O que chama a atenção são três detalhes: José Mayer é casado há 42 anos com a também atriz Vera Fajardo, que atua mais no teatro. Os dois têm uma filha, Júlia Fajardo, com considerável currículo como atriz. E, o que é pior, o assédio de Mayer à figurinista não foi o primeiro que ele havia cometido, traindo sua condição de homem casado.
Com a repercussão negativa, José Mayer teve que ser suspenso por tempo indeterminado. Ele saiu da novela A Lei do Amor e foi cortado do elenco de uma futura novela. Na reprise da novela Senhora do Destino, chegou-se a cogitar o corte das cenas com Mayer mas a Globo desmentiu.
Além de Mayer, houve o caso do ídolo do "sertanejo universitário" Victor Chaves, da dupla Victor & Léo - um dos nomes musicais blindados pelos reacionários das redes sociais - , que foi denunciado por ter agredido a própria esposa, obrigando o cantor a deixar o juri de um reality show musical da mesma Globo.
Mayer tentou se explicar dizendo que sua geração era "machista" e disse "ter se arrependido" do que fez. Mas isso não amenizou a situação e abriu caminho para denúncias de que o assédio sexual é uma prática muito comum nos bastidores da TV brasileira. Se bem que até Hollywood mostra tais práticas infelizes.
O machismo brasileiro é tão arraigado que, mesmo no caso do feminicídio, a sociedade é melindrosa. Não se pode sequer pensar que feminicidas também têm sua tragédia pessoal, pelos próprios efeitos de seus atos. Com tantos brasileiros de valor já falecidos, muitos precocemente, a sociedade tem mais medo de ver Doca Street e Pimenta Neves (ambos, segundo rumores, sofrendo de câncer em estágio avançado) morrendo um dia.
Folha de São Paulo e O Globo, periódicos conservadores, lembraram do caso Ângela Diniz (morta por Doca no final de 1976) sem dizer se seu assassino continua vivo ou não (as últimas informações sobre o paradeiro dele datam de 2006). E Folha ainda se lembrou de uma foto em que, diante de uma delegacia de Cabo Frio, pessoas manifestavam solidariedade ao feminicida, símbolo da "honra machista" dominante na época.

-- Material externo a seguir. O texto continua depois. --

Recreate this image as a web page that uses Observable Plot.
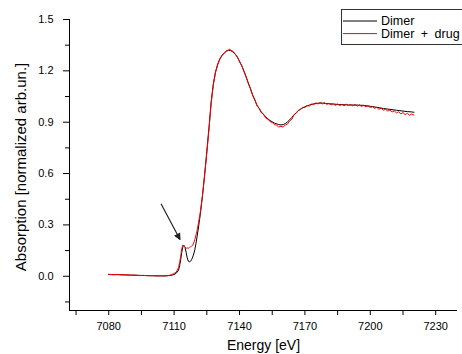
<!DOCTYPE html>
<html>
<head>
<meta charset="utf-8">
<script src="https://cdn.jsdelivr.net/npm/d3@7"></script>
<script src="https://cdn.jsdelivr.net/npm/@observablehq/plot@0.6"></script>
<style>
  html, body { margin: 0; padding: 0; background: #fff; overflow: hidden; }
  #wrap { position: relative; width: 462px; height: 354px; }
  #legend { position: absolute; left: 0; top: 0; pointer-events: none; }
</style>
</head>
<body>
<div id="wrap"></div>
<script>
// ---- data ----
const seriesNames = ["Dimer", "Dimer + drug"];
const seriesColors = ["#000000", "#ff0000"];

const energyDimer = [7080,7085,7090,7095,7100,7105,7108,7110,7111,7112,7112.5,7113,7113.5,7114,7114.5,7115,7115.5,7116,7116.5,7117,7117.5,7118,7118.5,7119,7119.5,7120,7120.5,7121,7121.5,7122,7123,7124,7125,7126,7127,7128,7129,7130,7131,7132,7133,7134,7135,7136,7137,7138,7139,7140,7141,7142,7143,7144,7145,7146,7147,7148,7150,7152,7154,7156,7158,7159,7160,7161,7162,7163,7164,7165,7166,7167,7168,7170,7172,7174,7176,7178,7180,7183,7186,7190,7194,7197,7200,7203,7206,7209,7212,7215,7217,7219,7220];
const absDimer = [0.010,0.009,0.007,0.005,0.003,0.002,0.004,0.010,0.018,0.035,0.060,0.095,0.140,0.172,0.180,0.168,0.140,0.108,0.088,0.084,0.087,0.097,0.112,0.130,0.155,0.190,0.230,0.270,0.315,0.360,0.470,0.595,0.730,0.870,1.020,1.125,1.195,1.240,1.270,1.290,1.305,1.315,1.320,1.318,1.310,1.298,1.280,1.256,1.230,1.200,1.165,1.130,1.095,1.060,1.030,1.000,0.960,0.930,0.910,0.895,0.886,0.884,0.886,0.892,0.902,0.914,0.928,0.943,0.956,0.967,0.977,0.990,1.000,1.007,1.011,1.012,1.009,1.006,1.003,1.001,1.000,0.998,0.993,0.987,0.980,0.975,0.970,0.965,0.962,0.960,0.958];

const energyDrug = [7080,7082,7084,7086,7088,7090,7092,7094,7096,7098,7100,7102,7104,7106,7107,7108,7109,7110,7111,7112,7112.5,7113,7113.5,7114,7114.5,7115,7115.5,7116,7116.5,7117,7117.5,7118,7118.5,7119,7119.5,7120,7120.5,7121,7121.5,7122,7123,7124,7125,7126,7127,7128,7129,7130,7131,7132,7133,7134,7135,7135.5,7136,7137,7138,7139,7140,7141,7142,7143,7144,7145,7146,7147,7148,7149,7150,7151,7152,7153,7154,7155,7156,7157,7158,7159,7160,7161,7162,7163,7164,7165,7166,7167,7168,7169,7170,7171,7172,7173,7174,7175,7176,7177,7178,7179,7180,7181,7182,7183,7184,7185,7186,7187,7188,7189,7190,7191,7192,7193,7194,7195,7196,7197,7198,7199,7200,7201,7202,7203,7204,7205,7206,7207,7208,7209,7210,7211,7212,7213,7214,7215,7216,7217,7218,7219,7220];
const absDrug = [0.012,0.009,0.011,0.008,0.009,0.006,0.007,0.004,0.005,0.003,0.004,0.002,0.003,0.002,0.004,0.006,0.010,0.016,0.025,0.050,0.080,0.115,0.160,0.183,0.178,0.170,0.164,0.166,0.163,0.168,0.172,0.175,0.182,0.195,0.215,0.240,0.265,0.300,0.335,0.375,0.470,0.590,0.720,0.860,1.010,1.120,1.190,1.235,1.270,1.293,1.302,1.318,1.322,1.328,1.318,1.315,1.298,1.283,1.252,1.232,1.196,1.168,1.127,1.098,1.057,1.033,0.996,0.982,0.955,0.948,0.925,0.918,0.903,0.899,0.886,0.882,0.872,0.876,0.871,0.884,0.889,0.908,0.917,0.943,0.952,0.970,0.975,0.988,0.986,0.998,0.994,1.006,1.002,1.013,1.006,1.016,1.007,1.014,1.004,1.010,1.001,1.008,0.998,1.006,0.997,1.004,0.996,1.005,0.997,1.003,0.995,1.004,0.994,1.001,0.992,0.999,0.989,0.996,0.985,0.991,0.981,0.987,0.975,0.982,0.970,0.976,0.965,0.971,0.960,0.966,0.955,0.961,0.949,0.956,0.944,0.952,0.940,0.948,0.942];

// annotation arrow (pointing to pre-edge peak)
const arrowFrom = [7104.1, 0.421];
const arrowTo = [7112.7, 0.215];

// axes
const xDomain = [7062, 7240];
const yDomain = [-0.2, 1.5];
const xMajorTicks = [7080, 7110, 7140, 7170, 7200, 7230];
const xMinorTicks = [7065, 7095, 7125, 7155, 7185, 7215];
const yMajorTicks = [0.0, 0.3, 0.6, 0.9, 1.2, 1.5];
const yMinorTicks = [-0.15, 0.15, 0.45, 0.75, 1.05, 1.35];
const xLabel = "Energy [eV]";
const yLabel = "Absorption [normalized arb.un.]";

// ---- build ----
const dimer = energyDimer.map((e, i) => ({e, a: absDimer[i]}));
const drug = energyDrug.map((e, i) => ({e, a: absDrug[i]}));
const arrowData = [{x1: arrowFrom[0], y1: arrowFrom[1], x2: arrowTo[0], y2: arrowTo[1]}];

const font = "'Liberation Sans', Arial, Helvetica, sans-serif";

const chart = Plot.plot({
  width: 462,
  height: 354,
  marginLeft: 69,
  marginRight: 5,
  marginTop: 19,
  marginBottom: 44,
  x: {domain: xDomain},
  y: {domain: yDomain},
  style: {fontFamily: font, fontSize: "11px", color: "#000", background: "#fff", overflow: "visible"},
  marks: [
    Plot.axisY({ticks: yMajorTicks, tickSize: 6, tickPadding: 10, tickFormat: d3.format(".1f"), label: null, fontSize: 11}),
    Plot.axisY({ticks: yMinorTicks, tickSize: 4, tickFormat: () => "", label: null}),
    Plot.axisX({ticks: xMajorTicks, tickSize: 5, tickPadding: 7, tickFormat: d => String(d), label: null, fontSize: 11}),
    Plot.axisX({ticks: xMinorTicks, tickSize: 5, tickFormat: () => "", label: null}),
    Plot.ruleX([xDomain[0]], {stroke: "#000", strokeWidth: 1}),
    Plot.ruleY([yDomain[0]], {stroke: "#000", strokeWidth: 1}),
    Plot.text([xLabel], {frameAnchor: "bottom", textAnchor: "middle", lineAnchor: "middle", dy: 35, fontSize: 14, fill: "#000"}),
    Plot.text([yLabel], {frameAnchor: "left", textAnchor: "middle", lineAnchor: "middle", dx: -48, dy: 2, rotate: -90, fontSize: 15, fill: "#000"}),
    Plot.line(dimer, {x: "e", y: "a", stroke: seriesColors[0], strokeWidth: 1}),
    Plot.line(drug, {x: "e", y: "a", stroke: seriesColors[1], strokeWidth: 1}),
    Plot.arrow(arrowData, {x1: "x1", y1: "y1", x2: "x2", y2: "y2", stroke: "#222", strokeWidth: 1.2, headLength: 7, headAngle: 45}),
    Plot.dot(arrowData, {x: "x2", y: "y2", symbol: "triangle", r: 2.6, rotate: 152, fill: "#222", stroke: "none", dx: -2, dy: -3.6})
  ]
});

const wrap = document.getElementById("wrap");
wrap.appendChild(chart);

// legend (Origin-style boxed legend at top right, clipped by the page edge)
const ns = "http://www.w3.org/2000/svg";
const leg = document.createElementNS(ns, "svg");
leg.setAttribute("id", "legend");
leg.setAttribute("width", 462);
leg.setAttribute("height", 354);
const box = document.createElementNS(ns, "rect");
box.setAttribute("x", 341.5); box.setAttribute("y", 9.5);
box.setAttribute("width", 140); box.setAttribute("height", 35);
box.setAttribute("fill", "#fff"); box.setAttribute("stroke", "#333"); box.setAttribute("stroke-width", 1);
leg.appendChild(box);
seriesNames.forEach((name, i) => {
  const y = 21 + i * 12.6;
  const ln = document.createElementNS(ns, "line");
  ln.setAttribute("x1", 343); ln.setAttribute("x2", 377);
  ln.setAttribute("y1", y); ln.setAttribute("y2", y);
  ln.setAttribute("stroke", seriesColors[i]); ln.setAttribute("stroke-width", 1);
  leg.appendChild(ln);
  const t = document.createElementNS(ns, "text");
  t.setAttribute("x", 381); t.setAttribute("y", y + 4.3);
  t.setAttribute("font-family", font); t.setAttribute("font-size", "12.5px");
  t.setAttribute("word-spacing", "3px");
  t.setAttribute("fill", "#000");
  t.textContent = name;
  leg.appendChild(t);
});
wrap.appendChild(leg);
</script>
</body>
</html>
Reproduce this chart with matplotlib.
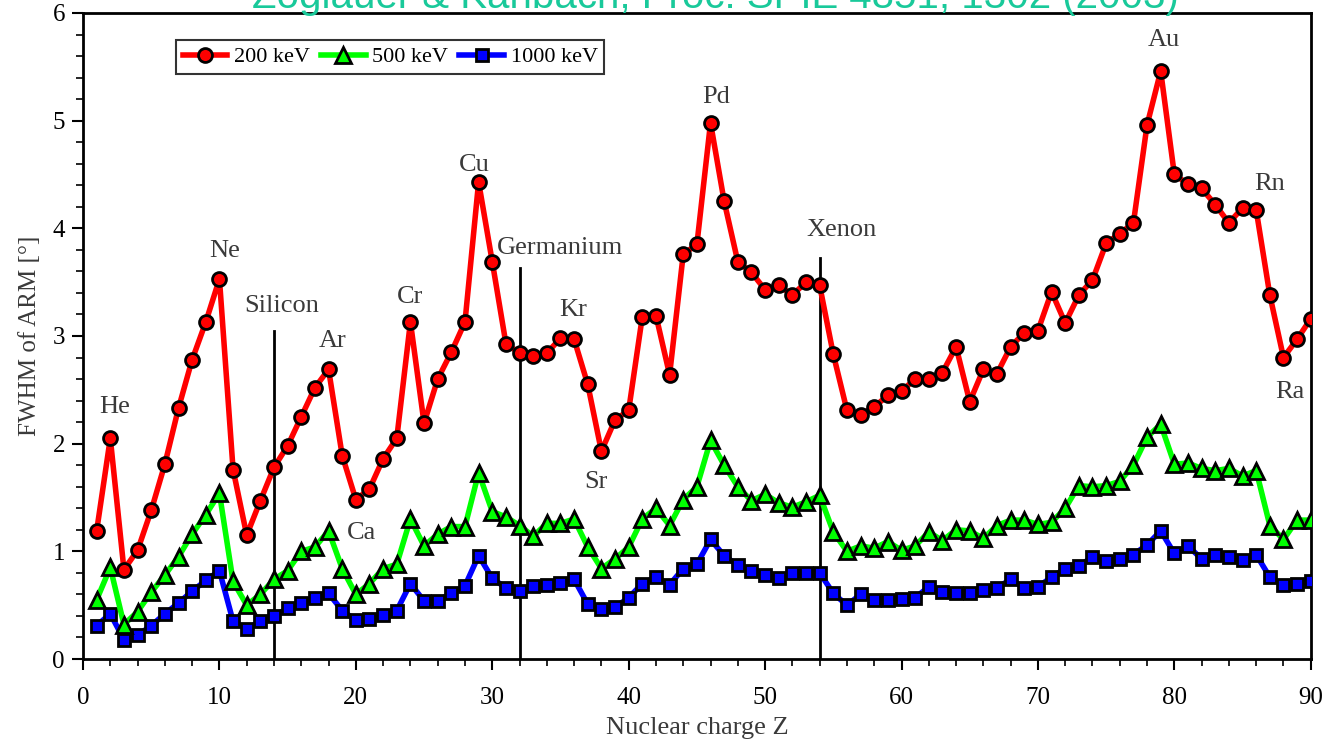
import matplotlib
matplotlib.use('Agg')
import matplotlib.pyplot as plt
import numpy as np

Z = np.arange(1, 91)

fwhm_200 = [1.19, 2.05, 0.83, 1.01, 1.38, 1.81, 2.33, 2.78, 3.13, 3.53,
            1.76, 1.15, 1.47, 1.78, 1.98, 2.25, 2.52, 2.69, 1.89, 1.48,
            1.58, 1.86, 2.05, 3.13, 2.19, 2.60, 2.85, 3.13, 4.43, 3.69,
            2.93, 2.84, 2.81, 2.84, 2.98, 2.97, 2.55, 1.93, 2.22, 2.31,
            3.18, 3.19, 2.64, 3.76, 3.85, 4.98, 4.25, 3.69, 3.59, 3.43,
            3.47, 3.38, 3.50, 3.47, 2.83, 2.31, 2.27, 2.34, 2.45, 2.49,
            2.60, 2.60, 2.66, 2.90, 2.39, 2.69, 2.65, 2.90, 3.03, 3.05,
            3.41, 3.12, 3.38, 3.52, 3.86, 3.95, 4.05, 4.96, 5.46, 4.50,
            4.41, 4.37, 4.22, 4.05, 4.19, 4.17, 3.38, 2.80, 2.97, 3.16]

fwhm_500 = [0.55, 0.85, 0.32, 0.44, 0.62, 0.78, 0.95, 1.16, 1.34, 1.54,
            0.72, 0.50, 0.60, 0.74, 0.82, 1.00, 1.04, 1.19, 0.84, 0.60,
            0.70, 0.84, 0.88, 1.30, 1.05, 1.16, 1.23, 1.23, 1.73, 1.37,
            1.32, 1.24, 1.14, 1.26, 1.26, 1.30, 1.04, 0.84, 0.93, 1.04,
            1.30, 1.40, 1.24, 1.48, 1.60, 2.03, 1.80, 1.60, 1.47, 1.53,
            1.45, 1.41, 1.46, 1.52, 1.18, 1.00, 1.05, 1.03, 1.09, 1.01,
            1.05, 1.18, 1.10, 1.20, 1.19, 1.12, 1.24, 1.29, 1.29, 1.25,
            1.27, 1.40, 1.61, 1.60, 1.61, 1.65, 1.80, 2.06, 2.18, 1.81,
            1.82, 1.77, 1.75, 1.77, 1.70, 1.75, 1.24, 1.11, 1.29, 1.29]

fwhm_1000 = [0.31, 0.42, 0.18, 0.22, 0.31, 0.42, 0.52, 0.63, 0.73, 0.82,
             0.35, 0.28, 0.35, 0.40, 0.47, 0.52, 0.57, 0.61, 0.45, 0.36,
             0.37, 0.41, 0.45, 0.70, 0.54, 0.54, 0.61, 0.68, 0.96, 0.75,
             0.66, 0.63, 0.68, 0.69, 0.71, 0.74, 0.51, 0.46, 0.48, 0.57,
             0.70, 0.76, 0.69, 0.84, 0.88, 1.11, 0.96, 0.87, 0.82, 0.78,
             0.75, 0.80, 0.80, 0.80, 0.61, 0.50, 0.60, 0.55, 0.55, 0.56,
             0.57, 0.67, 0.62, 0.61, 0.61, 0.64, 0.66, 0.74, 0.66, 0.67,
             0.76, 0.84, 0.86, 0.95, 0.91, 0.93, 0.97, 1.06, 1.19, 0.98,
             1.05, 0.93, 0.97, 0.95, 0.92, 0.97, 0.76, 0.69, 0.70, 0.72]

# detector materials: (Z, top of marker line)
det_names = ['Silicon', 'Germanium', 'Xenon']
det_z = [14, 32, 54]
det_top = [3.05, 3.63, 3.72]

# element labels
elem_names = ['He', 'Ne', 'Silicon', 'Ar', 'Ca', 'Cr', 'Cu', 'Germanium',
              'Kr', 'Sr', 'Pd', 'Xenon', 'Au', 'Rn', 'Ra']
elem_x = [2.35, 10.4, 14.6, 18.3, 20.4, 24.0, 28.7, 35.0,
          35.9, 37.6, 46.4, 55.6, 79.2, 87.0, 88.5]
elem_y = [2.34, 3.79, 3.28, 2.95, 1.17, 3.36, 4.59, 3.82,
          3.24, 1.64, 5.22, 3.98, 5.75, 4.41, 2.48]

serif = 'Liberation Serif'
plt.rcParams['font.family'] = serif

fig = plt.figure(figsize=(13.24, 7.46), dpi=100)
ax = fig.add_axes([0.0627, 0.1166, 0.9273, 0.866])

ax.plot(Z, fwhm_200, color='#ff0000', lw=4, marker='o', ms=10,
        mfc='#ff0000', mec='black', mew=2, label='200 keV', zorder=5)
ax.plot(Z, fwhm_500, color='#00ff00', lw=4, marker='^', ms=11,
        mfc='#00ff00', mec='black', mew=2, label='500 keV', zorder=4)
ax.plot(Z, fwhm_1000, color='#0000ff', lw=4, marker='s', ms=8,
        mfc='#0000ff', mec='black', mew=2, label='1000 keV', zorder=3)

for z, top in zip(det_z, det_top):
    ax.plot([z, z], [0, top], color='black', lw=2, zorder=2)

for name, x, y in zip(elem_names, elem_x, elem_y):
    ax.text(x, y, name, ha='center', va='center', fontsize=19, color='#3a3a3a')

ax.set_xlim(0, 90)
ax.set_ylim(0, 6)
ax.set_xticks(np.arange(0, 91, 10))
ax.set_xticks(np.arange(0, 91, 2), minor=True)
ax.set_yticks(np.arange(0, 7, 1))
ax.set_yticks(np.arange(0, 6.01, 0.2), minor=True)
ax.tick_params(which='major', direction='out', length=8, width=1.5,
               labelsize=18)
ax.tick_params(axis='x', which='major', pad=12)
ax.tick_params(axis='y', which='major', pad=5)
ax.tick_params(which='minor', direction='out', length=5, width=1.2)
for sp in ax.spines.values():
    sp.set_linewidth(2)

ax.set_xlabel('Nuclear charge Z', fontsize=19, color='#3a3a3a', labelpad=6)
ax.set_ylabel('FWHM of ARM [°]', fontsize=18, color='#3a3a3a', labelpad=8)

leg = ax.legend(loc='upper left', bbox_to_anchor=(0.067, 0.975), ncol=3,
                fontsize=16, frameon=True, fancybox=False, edgecolor='black',
                handlelength=2.0, handletextpad=0.3, columnspacing=0.5,
                borderpad=0.3)
leg.get_frame().set_linewidth(1.5)

fig.text(0.54, 1 - 8 / 746, 'Zoglauer & Kanbach, Proc. SPIE 4851, 1302 (2003)',
         ha='center', va='baseline', fontsize=29, color='#19c99a',
         family='Liberation Sans')

fig.savefig('out.png', dpi=100)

Se há um medo enorme de ver feminicidas citados em algum obituário, como se, na violência machista, a mulher assassinada fosse apenas um troféu que se quebrou e seu assassino, um "deus" que "nunca morre", então o machismo ainda é muito, muito forte, a ponto de Jair Bolsonaro, figura perigosamente emergente na política brasileira, não respeitar sua própria filha e dizer que ela nasceu por "fraquejada".
O machismo também é exaltado no lado lúdico, quando há uma parcela de mulheres siliconadas que só vivem de mostrar o corpo físico exagerado, em imagens forçadamente sexuais. De maneira hipócrita, tais mulheres se proclamam "feministas" só porque não têm namorados ou maridos e se dizem "donas de seu corpo", embora elas expressem abertamente sua condição de mercadorias eróticas para o imaginário de internautas machistas.
Esse quadro mostra o quanto o Brasil está enferrujado em seus valores sociais. As reações ao caso José Mayer como, há um ano atrás, contra o estupro coletivo de uma menina de Jacarepaguá por fãs de "funk carioca", são intensas, mas a situação do machismo no Brasil ainda é favorável, diante de tantos valores retrógrados que, de repente, voltaram à tona.
Essa situação é apenas parte de uma série de fatores que não pode inspirar felicidade nas pessoas, sob a desculpa de que o PT saiu do poder e um novo tempo se abriu para o país. O que vemos desde maio de 2016 é um grande pesadelo social em vários aspectos. Talvez as pessoas só caiam na real quando o preço da cerveja aumentar exorbitantemente e as praças e praias forem privatizadas de vez.